For the broader fintech ecosystem, Meta's move underscores that blockchain payments are no longer speculative. They are operational, scalable, and offer material cost advantages to participants with sufficient network effects to absorb the complexity. Fintechs that treated stablecoin infrastructure as a hedge are now facing a strategic choice: either integrate blockchain settlement into existing card and BaaS offerings, or cede margin to platforms that do. The traditional payment card network—designed for synchronous, centralized clearing—still handles the vast majority of global transaction volume. But the economics are shifting toward asynchronous, decentralized settlement for use cases where speed and cost matter more than real-time dispute resolution. Creator payments are the first large-scale test case. Cross-border corporate remittance, payroll, and merchant settlement will follow.

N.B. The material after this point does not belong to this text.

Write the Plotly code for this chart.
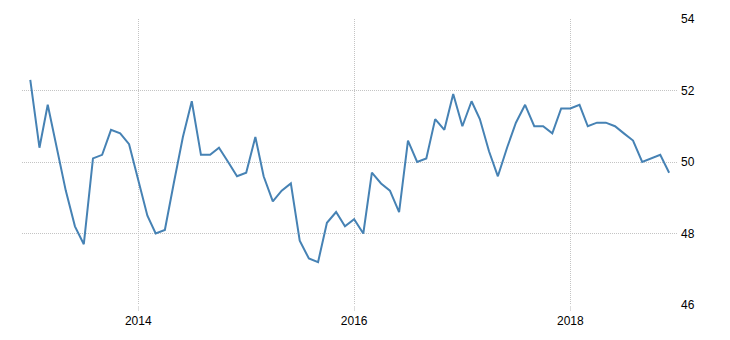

What this means: Meta has not disrupted payment networks, but it has demonstrated that stablecoin rails can disrupt the economics of who captures margin in creator payments. Traditional card issuers and payment processors must now compete on speed, UX, and cost—not on network effects alone. Regulators in emerging markets will face pressure to clarify whether stablecoin payouts constitute money transmission or fall outside their remit. And fintech vendors that ignored blockchain infrastructure as a core competency are now behind in the race to build payment systems that serve both legacy rails and native blockchain settlement. The standardization of USDC as the primary stablecoin for cross-border creator payments is itself a quiet victory for Circle and the broader Ethereum/Solana ecosystem; it signals institutional acceptance that stablecoins are payment infrastructure, not speculative assets.